Barry Purves is an Oscar-nominated stop motion animator. His work is technically a pleasure to watch, but more interesting for me is the complexity of the ideas he grapples with in his films (several of which can be found on youtube). His animated films tend to concern themselves with layers; layers of masks and costumes and sets, but also layers of narrative, stories within stories. Whereas a majority of animated shorts go for stories that are more overtly crowd-pleasing and heart-warming, Purves' work isn't afraid to deal with more mature realms. In short, his films push beyond the average, in every way possible.

So I was very happily surprised when I discovered he has moved from the role of filmmaker to author as well, with his recently published book Stop Motion: Passion, Process, and Performance.

The book is a wonderful success.

Whereas there is no shortage of instructional, "How To" books on stop motion, there has been very little written work on the less external aspects of the medium. How does it feel when you place hands on a puppet, and breath life into it, frame by frame? What sort of relationship begins to grow between a puppet and an animator, over the course of a shot? Of a scene? Of an entire project? These are more internal, private, emotional concerns, and are (in my opinion) of far more interest than the basic "How To" of the technical aspects of the medium.

If you're willing to stand in front of a puppet for (sometimes) years on end, moving it in ridiculously small increments, for many hours each day, it MUST mean more to you than a paycheque. So WHAT does it mean to you? This book takes steps towards unearthing some answers.

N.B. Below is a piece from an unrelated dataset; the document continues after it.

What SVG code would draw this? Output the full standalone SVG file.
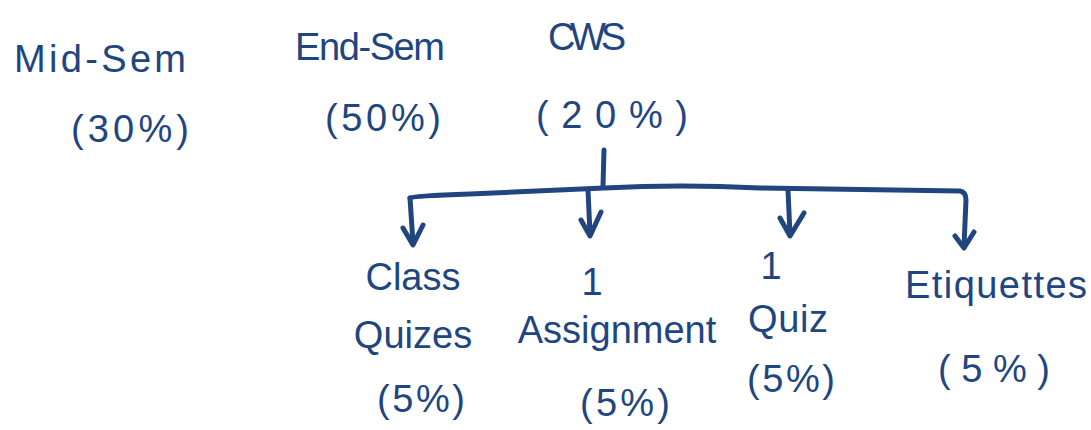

In short, I think the medium of stop motion has been waiting for a book like this. Thank goodness it was tackled by someone not afraid to be "emotional"!

That being said, the book is also full of very solid "tips and tricks" for those learning the medium, thoughtful insights in the production process as a whole, and no shortage of nicely assembled illustrations and photos.

I highly recommend this book on its own, and ESPECIALLY as a counterpoint to all the technical stop mo books out there that certainly are informative, but are decidedly lacking in honest heart.